Wednesday, May 5, 2010

pick up sticks, ride fourty-six

I spent the morning working in the yard, had a little lunch, and jumped on the bike. I headed south and thought I would probably do a little loop of about 20 miles, but I got to my turn-around spot, turned east and just kept riding. I rode some roads I hadn't been on in a long time, and a section of one I had never seen. Sometimes I like grabbing a couple bottles, my cell phone and Road ID, and just going. It makes me think that if I can ride that far on a whim, I shouldn't have any trouble humping my way across Kansas.
One town I rode through for the first time was Bucyrus. And for a short time I was on the Potawatomi Trail of Death. Not one of America's finest hours. And certainly not as catchy of a name for a road trip as say, Peak-to-Peak Scenic Byway. But, there it was.

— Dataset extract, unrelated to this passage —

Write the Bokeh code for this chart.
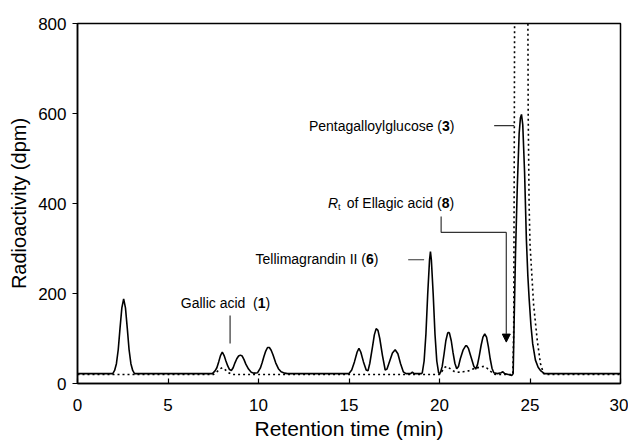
from bokeh.plotting import figure
from bokeh.models import Range1d, Arrow, NormalHead
from bokeh.core.properties import value
from bokeh.embed import file_html
from bokeh.resources import INLINE

# Solid trace (time in min, radioactivity in dpm)
time_solid = [0.0, 1.95, 2.05, 2.15, 2.25, 2.35, 2.45, 2.55, 2.65, 2.75, 2.85, 2.95, 3.05, 3.15,
              7.45, 7.6, 7.7, 7.8, 7.9, 8.0, 8.1, 8.2, 8.3, 8.4, 8.5, 8.6, 8.7, 8.8, 8.9, 9.0, 9.1, 9.2, 9.3, 9.45,
              9.6, 9.75, 9.95, 10.1, 10.2, 10.3, 10.4, 10.5, 10.6, 10.7, 10.8, 10.95, 11.1, 11.25, 11.45, 11.6,
              15.0, 15.15, 15.3, 15.45, 15.55, 15.65, 15.8, 15.95, 16.05, 16.15, 16.3, 16.4, 16.5, 16.6, 16.7,
              16.85, 17.0, 17.1, 17.25, 17.4, 17.55, 17.7, 17.85, 18.0, 18.15, 18.4, 18.5, 18.6, 19.0,
              19.05, 19.15, 19.25, 19.35, 19.45, 19.5, 19.55, 19.65, 19.75, 19.85, 19.95, 20.0,
              20.05, 20.15, 20.25, 20.35, 20.45, 20.5, 20.55, 20.65, 20.75, 20.85, 20.95, 21.05, 21.15, 21.3,
              21.45, 21.5, 21.6, 21.75, 21.9, 22.0, 22.1, 22.2, 22.3, 22.4, 22.5, 22.6, 22.7, 22.8, 22.9, 23.0,
              23.2, 23.4, 23.5, 23.6, 23.8, 24.0, 24.07,
              24.12, 24.2, 24.3, 24.4, 24.47, 24.53, 24.6, 24.7, 24.8, 24.88, 24.95, 25.05, 25.15, 25.3, 25.45,
              25.6, 25.8, 30.0]
dpm_solid = [22, 22, 29, 44, 75, 123, 168, 188, 168, 123, 75, 44, 29, 22,
             22, 28, 35, 48, 62, 70, 62, 50, 39, 31, 29, 35, 46, 55, 61, 63, 61, 53, 43, 32,
             25, 23, 24, 34, 46, 60, 72, 80, 80, 74, 64, 46, 33, 26, 23, 22,
             22, 30, 48, 70, 78, 70, 48, 30, 28, 45, 82, 108, 122, 118, 100,
             62, 30, 32, 50, 68, 75, 66, 44, 26, 22, 22, 25, 22, 22,
             24, 50, 110, 200, 275, 293, 275, 200, 110, 50, 24, 22,
             24, 38, 65, 95, 112, 114, 112, 95, 68, 45, 33, 38, 55, 74,
             84, 84, 78, 58, 38, 32, 42, 62, 85, 103, 110, 103, 82, 55, 34, 24,
             22, 24, 26, 22, 20, 18, 22,
             130, 290, 440, 555, 590, 598, 575, 470, 320, 240, 190, 130, 88, 52, 36,
             28, 22, 22]

# Dotted trace
time_dotted = [0.0, 7.5, 7.7, 7.9, 8.0, 8.15, 8.35, 8.55, 20.0, 20.15, 20.3, 20.4, 20.55, 20.8, 21.0,
               21.3, 21.6, 21.9, 22.2, 22.45, 22.6, 22.8, 23.0, 23.2, 24.05, 24.1, 24.13, 24.16, 24.5,
               24.87, 24.9, 24.95, 25.0, 25.2, 25.4, 25.58, 25.75, 25.85, 30.0]
dpm_dotted = [20, 20, 26, 33, 35, 31, 24, 20, 20, 28, 36, 38, 34, 27, 25,
              26, 28, 33, 36, 38, 35, 28, 21, 20, 20, 120, 500, 1000, 2000,
              1000, 600, 400, 310, 175, 96, 44, 22, 20, 20]

x_ticks = [0, 5, 10, 15, 20, 25, 30]
y_ticks = [0, 200, 400, 600, 800]

FONT = "Liberation Sans"

p = figure(width=628, height=442, x_range=Range1d(0, 30), y_range=Range1d(0, 800),
           output_backend="svg", toolbar_location=None,
           min_border_left=77, min_border_right=8, min_border_top=23, min_border_bottom=59)
p.background_fill_color = "white"
p.border_fill_color = "white"
p.outline_line_color = "black"
p.outline_line_width = 1.5
p.xgrid.visible = False
p.ygrid.visible = False

p.xaxis.ticker = x_ticks
p.yaxis.ticker = y_ticks
p.xaxis.axis_label = "Retention time (min)"
p.yaxis.axis_label = "Radioactivity (dpm)"
for ax in (p.xaxis, p.yaxis):
    ax.axis_line_color = "black"
    ax.axis_line_width = 1.5
    ax.major_tick_line_color = "black"
    ax.major_tick_line_width = 1.2
    ax.minor_tick_line_color = None
    ax.major_label_text_font = FONT
    ax.major_label_text_font_size = "17px"
    ax.major_label_text_color = "black"
    ax.axis_label_text_font = FONT
    ax.axis_label_text_font_style = "normal"
    ax.axis_label_text_color = "black"
p.xaxis.axis_label_text_font_size = "21px"
p.yaxis.axis_label_text_font_size = "20px"
p.xaxis.major_tick_in = 5
p.xaxis.major_tick_out = 0
p.yaxis.major_tick_in = 0
p.yaxis.major_tick_out = 5
p.xaxis.major_label_standoff = 15
p.yaxis.major_label_standoff = 6
p.xaxis.axis_label_standoff = 3
p.yaxis.axis_label_standoff = 5

p.line(time_dotted, dpm_dotted, line_color="black", line_width=1.6, line_dash="2 3")
p.line(time_solid, dpm_solid, line_color="black", line_width=1.6)

ann = "#333333"
# annotation leader lines
p.line([8.43, 8.43], [151, 89], line_color=ann, line_width=1.2)
p.line([18.27, 19.15], [275, 275], line_color=ann, line_width=1.2)
p.line([23.02, 24.13], [573, 573], line_color=ann, line_width=1.2)
p.line([20.09, 20.09, 23.69], [371, 336, 336], line_color=ann, line_width=1.2)
p.add_layout(Arrow(end=NormalHead(size=8, fill_color="black", line_color="black"),
                   x_start=23.69, y_start=336, x_end=23.69, y_end=92,
                   line_color=ann, line_width=1.2))

common = dict(text_font=value(FONT), text_font_size="14px", text_color="black",
              text_baseline="middle")

def compound_label(x, y, head, num):
    p.text([x], [y], text=[head], text_align="right", **common)
    p.text([x], [y], text=[num], text_align="left", text_font_style="bold", **common)
    p.text([x], [y], text=[")"], text_align="left", x_offset=7.8, **common)

compound_label(9.96, 178, "Gallic acid\u00a0\u00a0(", "1")
compound_label(15.94, 276, "Tellimagrandin II (", "6")
compound_label(20.14, 573, "Pentagalloylglucose (", "3")
compound_label(20.12, 402, "of Ellagic acid (", "8")
p.text([13.84], [402], text=["R"], text_align="left", text_font_style="italic", **common)
p.text([13.84], [393], text=["t"], text_align="left", x_offset=10,
       text_font=value(FONT), text_font_size="9px", text_color="black", text_baseline="middle")

open("out.html", "w").write(file_html(p, INLINE))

I don't use headphones when I ride. I know some people love listening to music, podcasts, or what ever when they ride, but I feel safer hearing what's around me. One of the benefits of this is time to think. I think about the rides that I have planned, and remember the ones I have done. For some reason today I thought about some of the people I've met on bike tours. Dwayne from Brookings had his tent near ours one night during the TdK. He hung up a clothesline and let us know it was communal. We walked to the Lutheran church for a spaghetti feed with Dwayne. A couple years later I ran into him in the middle of nowhere when we were two of about seven riders to finish the century loop on a day when the wind was at it's worst. The next day coming out of a c-store I felt a jab in my arm, and it was Dwayne giving me a smile and a thumbs-up in acknowledgment of our feat.   

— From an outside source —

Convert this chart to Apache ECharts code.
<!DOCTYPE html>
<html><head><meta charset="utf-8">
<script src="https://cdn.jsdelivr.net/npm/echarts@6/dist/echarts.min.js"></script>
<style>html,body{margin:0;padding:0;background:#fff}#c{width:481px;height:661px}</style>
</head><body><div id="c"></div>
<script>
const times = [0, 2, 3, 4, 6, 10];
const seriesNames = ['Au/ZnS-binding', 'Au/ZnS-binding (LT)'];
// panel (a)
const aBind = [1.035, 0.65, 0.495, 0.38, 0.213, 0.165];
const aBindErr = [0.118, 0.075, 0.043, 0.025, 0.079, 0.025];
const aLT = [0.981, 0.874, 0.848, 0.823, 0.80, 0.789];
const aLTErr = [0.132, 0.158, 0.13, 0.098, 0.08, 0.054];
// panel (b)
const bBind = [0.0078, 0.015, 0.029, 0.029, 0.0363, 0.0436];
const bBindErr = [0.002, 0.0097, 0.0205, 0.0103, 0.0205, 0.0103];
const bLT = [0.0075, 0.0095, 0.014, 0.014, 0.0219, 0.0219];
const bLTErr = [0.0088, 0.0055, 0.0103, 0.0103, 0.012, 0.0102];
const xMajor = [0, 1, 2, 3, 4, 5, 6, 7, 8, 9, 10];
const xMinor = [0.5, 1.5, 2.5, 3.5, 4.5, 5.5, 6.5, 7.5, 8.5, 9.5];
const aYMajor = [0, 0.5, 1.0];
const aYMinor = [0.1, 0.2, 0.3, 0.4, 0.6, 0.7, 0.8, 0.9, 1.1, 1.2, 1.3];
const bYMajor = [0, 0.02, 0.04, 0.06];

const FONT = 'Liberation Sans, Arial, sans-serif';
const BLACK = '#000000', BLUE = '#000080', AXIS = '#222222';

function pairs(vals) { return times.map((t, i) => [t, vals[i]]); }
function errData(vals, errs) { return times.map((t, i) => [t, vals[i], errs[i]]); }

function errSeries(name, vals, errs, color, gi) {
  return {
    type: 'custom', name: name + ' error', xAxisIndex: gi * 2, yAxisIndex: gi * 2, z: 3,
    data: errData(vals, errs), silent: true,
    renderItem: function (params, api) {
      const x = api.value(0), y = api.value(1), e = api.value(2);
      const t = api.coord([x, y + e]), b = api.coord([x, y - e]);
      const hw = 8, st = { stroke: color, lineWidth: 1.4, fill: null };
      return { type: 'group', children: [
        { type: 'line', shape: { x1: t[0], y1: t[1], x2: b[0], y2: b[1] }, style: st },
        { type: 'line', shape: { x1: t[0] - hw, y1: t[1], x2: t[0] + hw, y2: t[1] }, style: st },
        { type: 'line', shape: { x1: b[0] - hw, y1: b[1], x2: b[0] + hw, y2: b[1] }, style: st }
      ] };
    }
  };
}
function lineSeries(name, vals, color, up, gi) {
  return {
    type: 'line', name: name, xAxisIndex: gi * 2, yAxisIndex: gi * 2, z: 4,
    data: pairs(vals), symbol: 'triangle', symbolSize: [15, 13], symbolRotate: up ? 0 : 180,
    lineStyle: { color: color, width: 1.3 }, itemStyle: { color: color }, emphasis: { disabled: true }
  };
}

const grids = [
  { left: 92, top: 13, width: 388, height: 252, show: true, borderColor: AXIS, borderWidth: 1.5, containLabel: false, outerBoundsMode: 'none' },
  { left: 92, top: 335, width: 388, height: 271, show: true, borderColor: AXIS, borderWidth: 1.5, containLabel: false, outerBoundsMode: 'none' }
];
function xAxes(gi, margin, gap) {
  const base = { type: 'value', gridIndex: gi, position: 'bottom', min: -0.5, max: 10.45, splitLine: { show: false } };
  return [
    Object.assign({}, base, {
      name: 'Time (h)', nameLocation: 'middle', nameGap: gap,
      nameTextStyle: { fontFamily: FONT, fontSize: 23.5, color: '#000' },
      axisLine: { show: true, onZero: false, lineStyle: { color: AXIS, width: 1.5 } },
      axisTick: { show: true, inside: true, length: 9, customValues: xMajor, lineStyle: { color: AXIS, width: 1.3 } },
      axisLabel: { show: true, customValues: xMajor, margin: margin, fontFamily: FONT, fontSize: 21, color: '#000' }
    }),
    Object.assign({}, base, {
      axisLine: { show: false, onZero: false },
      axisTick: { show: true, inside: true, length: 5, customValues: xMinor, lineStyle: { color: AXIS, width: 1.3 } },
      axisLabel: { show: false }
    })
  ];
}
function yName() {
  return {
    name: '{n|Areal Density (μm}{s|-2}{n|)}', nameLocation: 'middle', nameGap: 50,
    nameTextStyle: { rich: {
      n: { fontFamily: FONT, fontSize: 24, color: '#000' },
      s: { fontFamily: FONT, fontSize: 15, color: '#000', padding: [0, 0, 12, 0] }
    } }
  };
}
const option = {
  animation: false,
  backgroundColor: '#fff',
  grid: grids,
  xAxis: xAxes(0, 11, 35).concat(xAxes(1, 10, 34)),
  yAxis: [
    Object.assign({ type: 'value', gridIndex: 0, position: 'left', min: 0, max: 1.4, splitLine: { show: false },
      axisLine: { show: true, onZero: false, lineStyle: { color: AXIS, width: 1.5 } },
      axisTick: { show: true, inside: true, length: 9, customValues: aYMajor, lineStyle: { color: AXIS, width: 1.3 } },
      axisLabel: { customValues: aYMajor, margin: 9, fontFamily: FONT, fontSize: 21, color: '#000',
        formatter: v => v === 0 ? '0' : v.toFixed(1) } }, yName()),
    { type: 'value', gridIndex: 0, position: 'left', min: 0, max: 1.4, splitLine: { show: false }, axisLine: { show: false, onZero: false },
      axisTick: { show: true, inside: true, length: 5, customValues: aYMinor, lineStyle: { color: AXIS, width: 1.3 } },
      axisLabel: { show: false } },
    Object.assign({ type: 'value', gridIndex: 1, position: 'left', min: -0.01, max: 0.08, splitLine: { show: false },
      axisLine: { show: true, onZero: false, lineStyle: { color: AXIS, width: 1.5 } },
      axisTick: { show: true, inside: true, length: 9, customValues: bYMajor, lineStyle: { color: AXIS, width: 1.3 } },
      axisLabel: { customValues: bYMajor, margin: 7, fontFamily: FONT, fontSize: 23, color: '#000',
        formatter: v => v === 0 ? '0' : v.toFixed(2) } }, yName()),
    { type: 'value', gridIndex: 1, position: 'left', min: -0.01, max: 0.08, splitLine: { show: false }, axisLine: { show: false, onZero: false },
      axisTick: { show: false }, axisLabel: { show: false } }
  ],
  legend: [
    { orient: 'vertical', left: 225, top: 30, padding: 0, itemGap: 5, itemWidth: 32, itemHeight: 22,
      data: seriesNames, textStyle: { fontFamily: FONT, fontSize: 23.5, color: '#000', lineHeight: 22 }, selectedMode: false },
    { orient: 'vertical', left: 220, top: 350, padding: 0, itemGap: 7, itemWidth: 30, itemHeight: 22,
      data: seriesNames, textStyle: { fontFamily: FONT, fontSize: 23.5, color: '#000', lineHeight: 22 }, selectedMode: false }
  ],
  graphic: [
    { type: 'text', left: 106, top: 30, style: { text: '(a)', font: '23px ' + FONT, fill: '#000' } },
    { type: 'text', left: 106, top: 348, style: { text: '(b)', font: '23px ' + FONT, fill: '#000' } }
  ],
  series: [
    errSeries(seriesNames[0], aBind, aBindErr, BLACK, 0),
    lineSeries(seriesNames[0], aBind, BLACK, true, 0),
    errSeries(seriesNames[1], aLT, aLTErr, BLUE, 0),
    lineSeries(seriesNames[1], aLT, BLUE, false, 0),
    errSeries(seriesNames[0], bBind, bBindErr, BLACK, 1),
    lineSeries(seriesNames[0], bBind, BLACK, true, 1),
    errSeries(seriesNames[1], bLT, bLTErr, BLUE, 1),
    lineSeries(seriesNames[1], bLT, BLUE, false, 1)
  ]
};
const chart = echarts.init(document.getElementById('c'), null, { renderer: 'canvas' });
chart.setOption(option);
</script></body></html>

Then in Colorado I was riding alone in the rain from Twin Lakes to Leadville, the end of a century day that  included Independence Pass. After the main climb of the day the two percent incline to Leadville was minute, yet irritating. I passed another rider and said hello. Several minutes later, not knowing he was still behind me, I shifted to a higher gear and stood up to gain some speed. I heard a pitiful voice saying "Don't leave me". So I slowed down and we did the last 10 miles into Leadville together. At the high school I introduced myself, and he said "I'm Sasha, from Russia". Detante that!